C) stay put and become plantation labour and find what work they can in the vicinity when their plantation work lays them off

Or:

D) migrate to other areas where seasonal labour is required – some agricultural labourers become itinerant, moving from area to area.

(In all four of the above options, the household finds it harder to subsist and has to depend on the pluri-activity of all members of the household.)

4. Following Option B above – at the agricultural frontier, the campesino has no option but to deforest in order to clear land for planting. Being marginal land, often on slopes and with its nutrients in the litter rather than in the biomass (trees), this land will only support plantings for a couple of years before the litter and its nutrients are lost.

5. The campesino household moves on to another area and repeats the process. Cattle ranchers move in behind them and their cattle compact the ground and turn it into a sterile savannah-like area.

6. The cleared land becomes vulnerable to erosion and slope failure. Loss of trees and other vegetation reduces the watershed’s capacity to hold water. This causes flooding downstream during the rainy season and reduces the water that filters into the underground water table.

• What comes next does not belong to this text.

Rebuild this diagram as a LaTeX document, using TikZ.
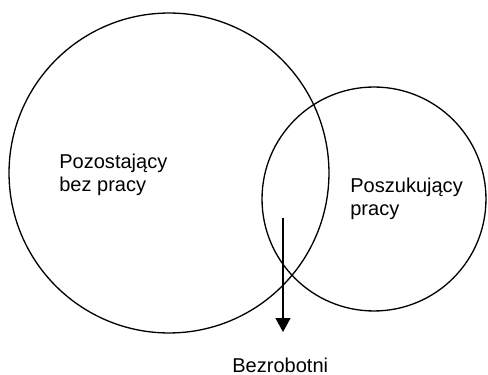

7. Other effects include: rivers and lakes filling with sediment and becoming shallower, leading to a greater likelihood of flooding during the rainy season; siltation of reservoirs behind HEP dams reducing the life and capacity of such plants on which Central American nations have a high dependence for their electricity; sedimentation of coastal estuaries damaging habitats for shrimp and other marine life; and loss of biodiversity.